Сложно возвращаться к этапам, неотвратимо занявшим своё место в становлении собственного языка и голоса, сложно говорить о том, что стало уже столпом субъектности, что неотрывно связано с тем, что сейчас я называю собой — собой-человеком, собой-художницей.
Однако переоснозавать прошлые опыты полезно, хоть и болезненно трудно.
Цикл видео-поэтических работ «Медвежий праздник» или «hebeerin» я сняла в 2017-2018 годах, это был мой первый опыт работы с видео, впервые я со стороны взглянула на материю собственного поэтического текста, вырвалась из липкой структуры рефлексий и литературных практик — вовне, попыталась самостоятельно переработать свой опыт, при этом возвращаясь к корням — что немаловажно в этом контексте.
Потому что переосознание — это всегда боль отстранения, и здесь не обойтись без помощи. Тогда, в переломный этап, я бессознательно обратилась к миру, знакомому с детства — к миру духов, к мифологии якутского народа, среди которого я родилась и выросла. Это интересный перевертыш — то, что, казалось бы, должно отталкивать белого человека, живущего в мегаполисе — для меня оказалось необходимой рукой помощи — рукой земли, рукой всех верхних и нижних миров. У якутов есть твёрдое убеждение, что духи предков принимают участие в нашей жизни, помогают нам. Когда я писала этот цикл — я обращалась к предкам напрямую, говорила им — смотрите, я есть, помогите мне понять, кто я. И они помогли.
В каком-то смысле я пела то, что вижу. И переносила эти образы на экран — такими, какие они есть — вот девушка, вот охотник, вот воины, вот лес и снова девушка, она замерла в неведении, но вот дух — и он помогает ей, говорит ей — «не бойся, бедный мой ребёночек». И она перестаёт бояться — открывает глаза. Ничего сложного, ничего особенного, но все вокруг поёт, и земля поёт, принимая меня — я чувствовала, как приношу себя в жертву с молчаливого согласия высших сил — и возрождаюсь тут же, открываю глаза, перехожу в новый медиум, обретаю новый инструмент. Так в меня вложилось режиссерское, визуальное, драматургическое, так из поэтического образа проросло кино — как кустик голубики, как бледный мох, как крепкий северный гриб или карликовая березка. В какой-то мере я обрела будущее видение, совершила переход — и все благодаря этому циклу.

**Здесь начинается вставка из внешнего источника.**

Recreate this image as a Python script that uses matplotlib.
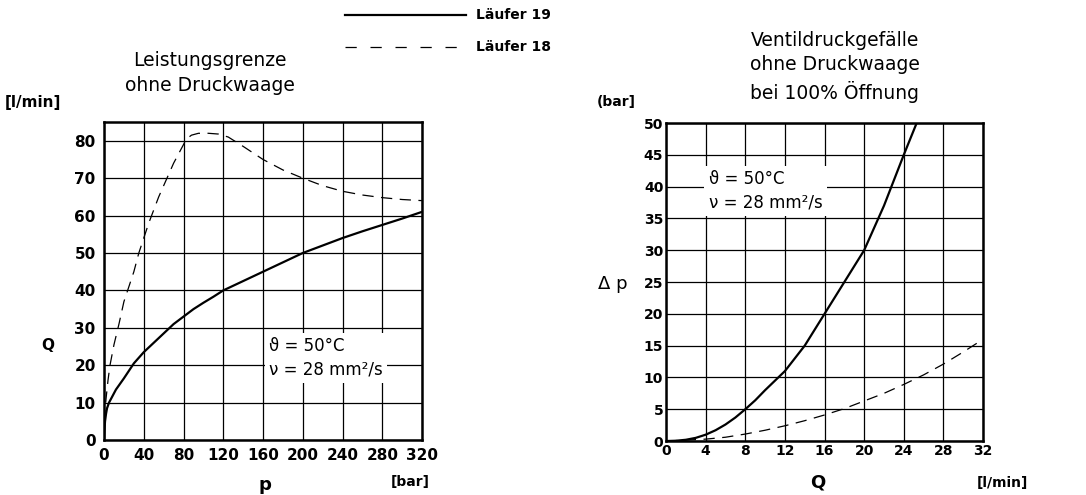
import matplotlib.pyplot as plt
import numpy as np

plt.rcParams['font.family'] = ['DejaVu Sans']

# left chart: Leistungsgrenze, Q over p
p_19 = [0, 0.5, 1, 2, 3, 5, 8, 12, 20, 30, 40, 50, 60, 70, 80, 90, 100, 110, 120, 140, 160,
        180, 200, 220, 240, 260, 280, 300, 320]
q_19 = [0, 3, 5, 7, 8.5, 10, 11.5, 13.5, 16.5, 20.5, 23.5, 26, 28.5, 31, 33, 35, 36.7, 38.3, 40,
        42.5, 45, 47.5, 50, 52, 54, 55.8, 57.5, 59.2, 61]
p_18 = [0, 1, 2, 4, 6, 10, 15, 20, 25, 30, 35, 40, 45, 50, 55, 60, 65, 70, 75, 80, 83, 88, 95,
        105, 115, 125, 140, 160, 180, 200, 220, 240, 260, 280, 300, 320]
q_18 = [0, 8, 11, 16, 20, 25.5, 31, 37, 41, 45, 50, 54, 58, 61.5, 65, 68, 71, 74, 76.5, 79, 80.5,
        81.5, 82, 82, 81.8, 81, 78.5, 75, 72.2, 70, 68, 66.5, 65.5, 64.8, 64.3, 64]

# right chart: Ventildruckgefaelle, dp over Q
qv_19 = [0, 1, 2, 3, 4, 5, 6, 7, 8, 9, 10, 11, 12, 13, 14, 15, 16, 17, 18, 19, 20, 21, 22, 23, 24, 25.3]
dp_19 = [0, 0.05, 0.2, 0.5, 1, 1.7, 2.6, 3.7, 5, 6.4, 8, 9.5, 11, 13, 15, 17.5, 20, 22.5, 25,
         27.5, 30, 33.5, 37, 41, 45, 50]
qv_18 = [0, 4, 6, 8, 10, 12, 14, 16, 18, 20, 22, 24, 26, 28, 30, 32]
dp_18 = [0, 0.3, 0.6, 1.1, 1.7, 2.4, 3.2, 4.1, 5.1, 6.3, 7.5, 8.9, 10.4, 12.1, 14, 16]

fig = plt.figure(figsize=(10.86, 4.95), dpi=100)

bold = dict(fontsize=11, fontweight='bold')
dash = (0, (9, 6))

# ---- left
ax1 = fig.add_axes([0.0958, 0.111, 0.2928, 0.6424])
ax1.plot(p_19, q_19, color='black', lw=1.6)
ax1.plot(p_18, q_18, color='black', lw=0.9, linestyle=dash)
ax1.set_xlim(0, 320)
ax1.set_ylim(0, 85)
ax1.set_xticks(np.arange(0, 321, 40))
ax1.set_yticks(np.arange(0, 81, 10))
ax1.grid(True, color='black', lw=0.9)
ax1.tick_params(length=0, pad=6, labelsize=11)
for lab in ax1.get_xticklabels() + ax1.get_yticklabels():
    lab.set_fontweight('bold')
for s in ax1.spines.values():
    s.set_linewidth(1.8)
ax1.text(166, 22, 'ϑ = 50°C\nν = 28 mm²/s', fontsize=12, ha='left', va='center',
         linespacing=1.4, bbox=dict(facecolor='white', edgecolor='none', pad=3), zorder=5)

fig.text(210 / 1086, 1 - 73 / 495, 'Leistungsgrenze\nohne Druckwaage', ha='center', va='center',
         fontsize=13.5, linespacing=1.35)
fig.text(5 / 1086, 1 - 103 / 495, '[l/min]', ha='left', va='center', **bold)
fig.text(48 / 1086, 1 - 345 / 495, 'Q', ha='center', va='center', **bold)
fig.text(265 / 1086, 1 - 485 / 495, 'p', ha='center', va='center', fontsize=13, fontweight='bold')
fig.text(410 / 1086, 1 - 482 / 495, '[bar]', ha='center', va='center', fontsize=10, fontweight='bold')

# legend
fig.add_artist(plt.Line2D([345 / 1086, 466 / 1086], [1 - 15 / 495, 1 - 15 / 495], color='black', lw=1.6))
fig.add_artist(plt.Line2D([345 / 1086, 466 / 1086], [1 - 47 / 495, 1 - 47 / 495], color='black', lw=0.9,
                          linestyle=(0, (9, 11))))
fig.text(476 / 1086, 1 - 15 / 495, 'Läufer 19', ha='left', va='center', fontsize=10, fontweight='bold')
fig.text(476 / 1086, 1 - 47 / 495, 'Läufer 18', ha='left', va='center', fontsize=10, fontweight='bold')

# ---- right
ax2 = fig.add_axes([0.6133, 0.109, 0.2919, 0.6425])
ax2.plot(qv_19, dp_19, color='black', lw=1.6)
ax2.plot(qv_18, dp_18, color='black', lw=0.9, linestyle=dash)
ax2.set_xlim(0, 32)
ax2.set_ylim(0, 50)
ax2.set_xticks(np.arange(0, 33, 4))
ax2.set_yticks(np.arange(0, 51, 5))
ax2.grid(True, color='black', lw=0.9)
ax2.tick_params(length=0, pad=2, labelsize=10)
for lab in ax2.get_xticklabels() + ax2.get_yticklabels():
    lab.set_fontweight('bold')
for s in ax2.spines.values():
    s.set_linewidth(1.8)
ax2.text(4.3, 39.3, 'ϑ = 50°C\nν = 28 mm²/s', fontsize=12, ha='left', va='center',
         linespacing=1.4, bbox=dict(facecolor='white', edgecolor='none', pad=3), zorder=5)

fig.text(835 / 1086, 1 - 67 / 495, 'Ventildruckgefälle\nohne Druckwaage\nbei 100% Öffnung',
         ha='center', va='center', fontsize=13.5, linespacing=1.35)
fig.text(597 / 1086, 1 - 102 / 495, '(bar]', ha='left', va='center', fontsize=10, fontweight='bold')
fig.text(613 / 1086, 1 - 284 / 495, 'Δ p', ha='center', va='center', fontsize=13)
fig.text(818 / 1086, 1 - 483 / 495, 'Q', ha='center', va='center', fontsize=13, fontweight='bold')
fig.text(1002 / 1086, 1 - 483 / 495, '[l/min]', ha='center', va='center', fontsize=10, fontweight='bold')

fig.savefig('out.png', dpi=100)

Поэтому и «Медвежий праздник» — это великий обряд многих серверных народов, его участливое, хрупкое торжество на останках убитого зверя, его поклонение силам природы. Нарядная голова убитого медведя, аккуратно распределяемые внутренности, украшения этой головы, подношения ей, исполнение для нее сценок, пение песен, танцы. И вместе с тем — как будто бесконечное кружение вокруг, заметание следов. Мы убили тебя, медведь, но это не мы. Мы едим тебя, медведь, спасибо тебе, но это не мы. Равновесие в природе так сложно и тонко настроено — земные весы все время дрожат, чаши их нестабильны. Дух леса сегодня добр к нам, а завтра разметёт все вокруг страшной лапой. Поэтому мы танцуем на цыпочках, поем шепотом и делаем вид, будто мы — не мы. Называем себя другими именами. В каком-то смысле мы понимаем, что мы — маленькие, мы — дети. За нами глаз да глаз, стараемся соответствовать. И вместе с тем мы всем существом приникаем к сердцу природы, считывая малейшее дыхание ее, ведь только так мы живы.
Посмотри на меня, пожалуйста, но не смотри внимательно. Я буду в маске, я буду говорить чужим голосом. Так я буду защищена. Я говорю с предками, говорю с лесным человеком-медведем, говорю с охотником, говорю с лесом — кладу на пенёк печенье, кормлю огонь, я говорю с высшими божествами — с Белым господином — говорю ему — смотри на меня, но не смотри на меня, войди в меня, но оставляй собой. В каком-то смысле это и есть молитва перед прыжком. Неявное бормотание — склонённая голова или голова, задранная к бледному северному небу. Это ритуальная игра, цель которой — найти себя в лабиринте из трёх сосен. И, наверное, ее основная цель — научиться быть благодарной всем силам, что ведут и не бояться. Потому что главное, чему научила меня земля предков — уважай все, что вокруг тебя — на земле, под землей и в небе — и тогда ничего не страшно.